I know that we can’t all be special gothic snowflakes and, as humans, we have no right to feel ‘special’ through every second of every minute of every day but lately, I’ve felt merely like one of the crowd; yet, a crowd in which I don’t truly ‘fit in’ with. Yes, I am aware of the glaring oxymoron: how can you feel just part of a crowd if you feel like you stand out as ‘different’ within it? I don’t know; maybe I feel camouflaged by the other, regular, shambling humans of the world and obscured by the lights that burn brighter in society. I’m not saying that I deserve to stand out or be praised for my achievements/’me’-ness, I just mean that I’m too keenly aware of my role as merely a bipedal mammal in a overpopulated society of bipedal mammals and so have become disillusioned as to how I can make a meaningful impact on the bipedal mammals in my close proximity or the bipedal mammal population as a whole.

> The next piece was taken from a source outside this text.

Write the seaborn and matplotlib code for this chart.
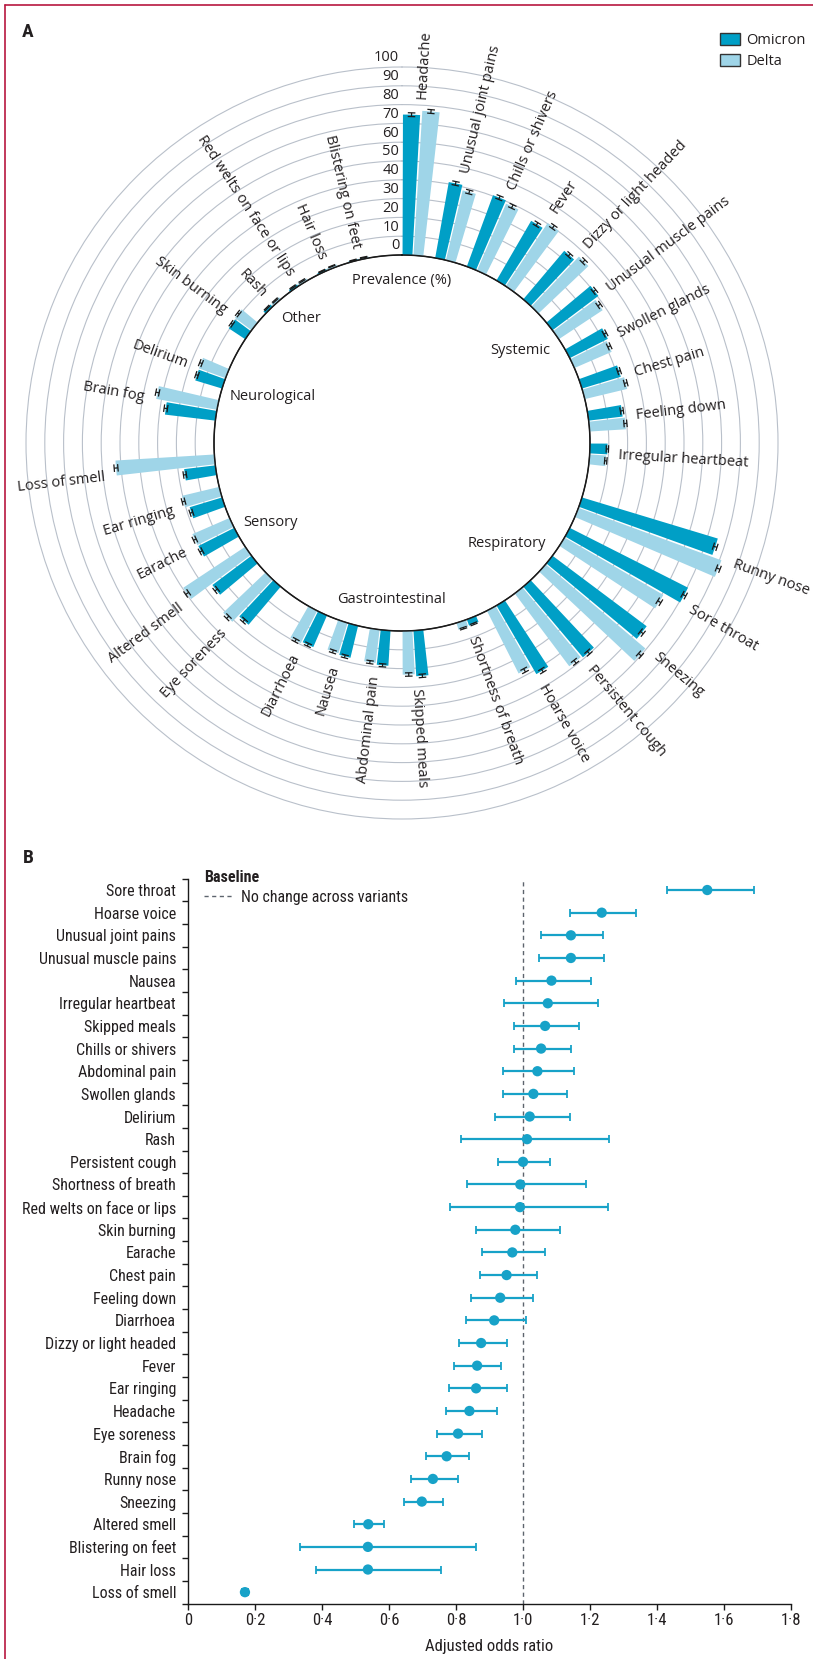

Maybe if I believed in religion – or a higher purpose for each and every one of us – then I could have the faith to recognise that we’re all part of highly connected and social society, and that the network of friendships and familyships (and the love that is transmitted along the conduits between them) is what arguably leads to social (and individual) progress. It’s my background as a scientist and engineer, though, that makes me see human society as simply one of thousands of other species; and that the individual populants have no God- or chance-given right to feel anything but part of the hive. I’m not trying to put an outright downer on anything; I’m just expressing my grounded view that – as humans – we’re nothing special. At least, not in the context of the Universe as a whole.

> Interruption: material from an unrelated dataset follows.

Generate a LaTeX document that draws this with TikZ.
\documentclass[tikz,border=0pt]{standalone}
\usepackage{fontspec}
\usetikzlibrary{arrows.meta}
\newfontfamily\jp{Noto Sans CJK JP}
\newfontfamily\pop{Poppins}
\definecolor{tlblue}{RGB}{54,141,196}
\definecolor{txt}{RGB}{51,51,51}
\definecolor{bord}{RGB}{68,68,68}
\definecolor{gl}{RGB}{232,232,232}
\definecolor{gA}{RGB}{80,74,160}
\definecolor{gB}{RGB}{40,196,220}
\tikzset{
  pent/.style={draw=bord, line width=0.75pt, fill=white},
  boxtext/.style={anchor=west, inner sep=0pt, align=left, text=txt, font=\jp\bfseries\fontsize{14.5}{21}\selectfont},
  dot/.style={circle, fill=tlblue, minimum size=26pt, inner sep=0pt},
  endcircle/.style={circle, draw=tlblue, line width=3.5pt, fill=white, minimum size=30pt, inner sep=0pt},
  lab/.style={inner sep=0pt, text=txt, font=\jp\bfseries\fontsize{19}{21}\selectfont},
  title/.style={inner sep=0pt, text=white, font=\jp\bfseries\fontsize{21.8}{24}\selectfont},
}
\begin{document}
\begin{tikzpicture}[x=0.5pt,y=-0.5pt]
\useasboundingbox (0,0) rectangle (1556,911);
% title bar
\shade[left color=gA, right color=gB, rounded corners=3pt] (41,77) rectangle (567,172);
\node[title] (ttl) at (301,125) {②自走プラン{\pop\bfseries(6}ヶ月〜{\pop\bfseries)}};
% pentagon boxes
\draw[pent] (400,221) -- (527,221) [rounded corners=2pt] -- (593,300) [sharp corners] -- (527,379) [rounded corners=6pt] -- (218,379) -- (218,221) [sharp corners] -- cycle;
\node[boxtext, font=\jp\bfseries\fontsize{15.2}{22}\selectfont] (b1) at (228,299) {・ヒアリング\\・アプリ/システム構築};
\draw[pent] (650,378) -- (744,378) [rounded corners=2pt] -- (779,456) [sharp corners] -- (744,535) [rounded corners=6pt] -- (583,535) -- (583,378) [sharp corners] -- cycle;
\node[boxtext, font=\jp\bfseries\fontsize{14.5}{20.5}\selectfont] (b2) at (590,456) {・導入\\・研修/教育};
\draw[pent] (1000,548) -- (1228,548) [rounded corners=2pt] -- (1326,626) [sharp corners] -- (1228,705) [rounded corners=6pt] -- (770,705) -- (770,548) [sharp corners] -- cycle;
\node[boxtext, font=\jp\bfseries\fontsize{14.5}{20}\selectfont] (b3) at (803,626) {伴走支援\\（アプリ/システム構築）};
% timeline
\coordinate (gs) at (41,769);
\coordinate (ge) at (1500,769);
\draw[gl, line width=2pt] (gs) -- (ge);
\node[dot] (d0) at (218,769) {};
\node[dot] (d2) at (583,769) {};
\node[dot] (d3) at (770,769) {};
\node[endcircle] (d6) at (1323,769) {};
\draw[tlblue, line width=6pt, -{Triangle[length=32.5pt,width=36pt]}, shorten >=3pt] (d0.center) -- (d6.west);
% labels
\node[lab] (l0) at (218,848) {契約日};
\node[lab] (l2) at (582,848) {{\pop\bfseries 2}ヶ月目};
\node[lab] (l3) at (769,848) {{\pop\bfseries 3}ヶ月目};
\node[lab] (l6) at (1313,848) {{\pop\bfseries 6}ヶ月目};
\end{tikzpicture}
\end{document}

But: you know what? Even in that functional view of the world, we all still have our place and our unique roles. We’re all cogs in the machine; cogs of all different shapes and sizes and functions. I am different. At the very least, I am unique from all the other bipedal mammals in the world, and I have my own – unique – thoughts, talents and abilities that cause me to mean something to the bipedal mammals around me and, who knows, maybe one day mean something special to someone.

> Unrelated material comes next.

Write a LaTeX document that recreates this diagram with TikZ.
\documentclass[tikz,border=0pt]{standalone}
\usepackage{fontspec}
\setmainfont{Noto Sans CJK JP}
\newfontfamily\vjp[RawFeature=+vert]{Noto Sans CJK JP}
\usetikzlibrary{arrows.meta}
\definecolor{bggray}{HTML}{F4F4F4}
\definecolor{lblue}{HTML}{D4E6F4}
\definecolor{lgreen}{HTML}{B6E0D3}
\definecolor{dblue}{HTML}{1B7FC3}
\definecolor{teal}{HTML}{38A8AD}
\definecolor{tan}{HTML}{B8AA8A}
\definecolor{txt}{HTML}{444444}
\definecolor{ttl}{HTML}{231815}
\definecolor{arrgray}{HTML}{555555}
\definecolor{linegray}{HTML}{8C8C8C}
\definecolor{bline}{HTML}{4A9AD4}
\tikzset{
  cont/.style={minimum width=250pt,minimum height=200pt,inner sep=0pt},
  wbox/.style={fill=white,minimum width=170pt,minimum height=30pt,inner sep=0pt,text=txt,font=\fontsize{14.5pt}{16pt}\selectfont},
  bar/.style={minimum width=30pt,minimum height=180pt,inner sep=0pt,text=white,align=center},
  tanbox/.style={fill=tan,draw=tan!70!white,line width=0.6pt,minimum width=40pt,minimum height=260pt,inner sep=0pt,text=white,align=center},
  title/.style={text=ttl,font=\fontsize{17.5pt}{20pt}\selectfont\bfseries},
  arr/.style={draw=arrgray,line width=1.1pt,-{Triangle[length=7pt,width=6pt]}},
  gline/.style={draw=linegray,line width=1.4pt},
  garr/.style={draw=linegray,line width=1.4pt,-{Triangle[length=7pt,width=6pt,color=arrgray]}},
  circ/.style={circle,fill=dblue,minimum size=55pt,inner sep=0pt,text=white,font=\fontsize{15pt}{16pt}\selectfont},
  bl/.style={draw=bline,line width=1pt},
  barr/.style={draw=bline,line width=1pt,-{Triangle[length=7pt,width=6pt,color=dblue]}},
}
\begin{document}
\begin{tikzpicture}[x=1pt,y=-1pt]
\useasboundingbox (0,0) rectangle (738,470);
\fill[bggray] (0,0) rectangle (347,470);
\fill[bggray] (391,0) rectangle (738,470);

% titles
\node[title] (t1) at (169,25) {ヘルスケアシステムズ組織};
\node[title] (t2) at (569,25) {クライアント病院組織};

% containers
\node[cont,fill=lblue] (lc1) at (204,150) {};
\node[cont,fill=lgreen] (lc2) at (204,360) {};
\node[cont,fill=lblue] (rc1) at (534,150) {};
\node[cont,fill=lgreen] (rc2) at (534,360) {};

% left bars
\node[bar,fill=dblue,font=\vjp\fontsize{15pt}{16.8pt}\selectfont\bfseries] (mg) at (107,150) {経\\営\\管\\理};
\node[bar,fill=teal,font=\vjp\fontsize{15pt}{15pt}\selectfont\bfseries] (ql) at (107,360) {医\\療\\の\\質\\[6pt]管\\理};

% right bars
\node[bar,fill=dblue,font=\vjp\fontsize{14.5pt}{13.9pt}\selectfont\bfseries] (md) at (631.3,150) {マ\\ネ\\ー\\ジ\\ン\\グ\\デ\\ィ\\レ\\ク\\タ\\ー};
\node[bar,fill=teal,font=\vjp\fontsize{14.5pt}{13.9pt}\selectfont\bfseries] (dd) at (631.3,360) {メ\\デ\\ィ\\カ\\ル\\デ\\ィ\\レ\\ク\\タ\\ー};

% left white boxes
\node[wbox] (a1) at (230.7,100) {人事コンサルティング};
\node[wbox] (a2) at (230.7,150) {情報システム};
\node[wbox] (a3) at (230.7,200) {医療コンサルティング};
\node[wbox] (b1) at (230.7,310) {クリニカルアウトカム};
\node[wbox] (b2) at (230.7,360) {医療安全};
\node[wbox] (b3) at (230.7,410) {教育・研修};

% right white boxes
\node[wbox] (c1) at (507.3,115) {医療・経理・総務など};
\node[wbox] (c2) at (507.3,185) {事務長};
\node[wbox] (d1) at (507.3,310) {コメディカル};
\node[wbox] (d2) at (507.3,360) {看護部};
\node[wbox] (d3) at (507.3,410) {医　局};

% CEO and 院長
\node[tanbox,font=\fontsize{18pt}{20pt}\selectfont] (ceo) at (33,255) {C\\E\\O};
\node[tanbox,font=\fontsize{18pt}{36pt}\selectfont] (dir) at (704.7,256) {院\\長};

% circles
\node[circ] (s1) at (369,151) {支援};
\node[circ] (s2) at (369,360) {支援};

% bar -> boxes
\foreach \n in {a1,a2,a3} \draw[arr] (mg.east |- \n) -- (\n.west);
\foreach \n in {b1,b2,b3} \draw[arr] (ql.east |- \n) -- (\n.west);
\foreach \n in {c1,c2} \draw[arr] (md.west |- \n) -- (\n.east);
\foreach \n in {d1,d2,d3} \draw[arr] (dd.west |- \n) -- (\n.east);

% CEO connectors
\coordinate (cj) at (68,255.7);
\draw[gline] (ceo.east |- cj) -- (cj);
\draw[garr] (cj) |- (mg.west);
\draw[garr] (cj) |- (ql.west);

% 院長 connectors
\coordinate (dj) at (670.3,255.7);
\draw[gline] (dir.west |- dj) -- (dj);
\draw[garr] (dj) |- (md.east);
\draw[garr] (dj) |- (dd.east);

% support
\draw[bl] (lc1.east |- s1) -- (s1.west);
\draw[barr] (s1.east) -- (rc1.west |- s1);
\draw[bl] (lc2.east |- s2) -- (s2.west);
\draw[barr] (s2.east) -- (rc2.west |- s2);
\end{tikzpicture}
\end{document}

So, in the spirit of self-improvement and recognising all of the elements that make up ‘me’ and ‘me’ alone, I thought I’d set myself some homework: use the alphabet (A-Z) to list all of the things I enjoy and that work together to construct the unique bipedal mammal that is ‘me’; what you’d find if you cut me open and performed some mass spectrometry on my chemical formula (FYI: I’d rather you didn’t cut me open, but it’s really up to you).
[A] AFI, Assassin’s Creed
[B] Board Games, B-Movies
[C] Clerks, Chiptune
[D] Daft Punk, Dieselpunk
[E] Earl Grey, Edgeworth (Miles)
[F] Final Fantasy, Formula One
[G] Game of Thrones, Gory Horror Films
[H] Half-Life, Houmous
[I] Inception, In-Line Skating
[J] Japanese Cinema/Animation, Jam on Toast
[K] Kickstarter, Ke$ha
[L] Less Than Jake, Lovecraft (H. P.)
[M] Monkey Island (the Secret of), Monty Python
[N] Nine Inch Nails, Night-Time City Lights
[O] Okami, Orbital Mechanics
[P] Point-and-Click Adventure Games, Peep Show
[Q] Quizzes, QI
[R] Rush [the band], Rez
[S] Star Wars, Scott Pilgrim
[T] Turisas, Terry Pratchett
[U] Ümlaüts, Unending Sarcasm
[V] Velociraptors, Victorian London
[W] Wes Anderson, WASD + mouse
[X] Xenoblade Chronicles, X-Files (the)
[Y] YouTube Parties, Your Mum
[Z] Zelda (The Legend of), Zombie Nazis
Furthermore to this activity, I also recently started a self-imposed task to enrich my life with more positive, affirming music that encourages me feel good and awesome and other positive words. I called this task #Rule32, from Zombieland’s wise words to “Enjoy the little things”. So, I now have a Spotify playlist with which, each day, or at least every day I remember to, I add a new song that makes me feel like an awesome person. You can find it here:
Today’s song (013 // Foo Fighters – Something from Nothing) has particular meaning for me on this journey, so I’m going to write a few words about it: Foo Fighters were the first band that I properly got into on my journey to rock/metal addiction, around the time of There is Nothing Left to Lose. All of Dave Grohl’s work has properly captivated me (from Nirvana to Probot to Them Crooked Vultures to his drumming with QOTSA, Ghost, Tenacious D, yada yada yada), but Foo Fighters have always hit me direct in the heart.
‘Something from Nothing’ hits doubly hard, because it rings true with me: in truth, I’ve made something from nothing; I’ve made a something of myself, all on my own. Everything I’ve done and achieved in my life, I’ve done on my own. I’ve had very little in the way of leg-ups in life, and I’ve worked fucking hard to make everything I’ve made for myself. I’ve been lucky as well, but everything that I’ve gathered around me and left in my wake is the result of an incredible amount of perspiration, dedication and persistence.
I came from a tiny, rural town in the middle of nowhere, escaped the trappings of being overweight, lonely, picked-on, confused, afraid and whatever-the-hell-else to push myself hard enough to get through ten+ years of hard work to become a Master of Aerospace Engineering (with Astronautics) and, latterly, a full-on Doctor of Philosophy in space-y type stuff. I’m soon going to be starting a new job that continues this career path, and pushes me even higher and harder. Even if my brain sometimes try to convince me otherwise, I’ve achieved an incredible amount and have turned into a person that I’m proud to be.
I am something from nothing. I, more than anyone, need to remember that.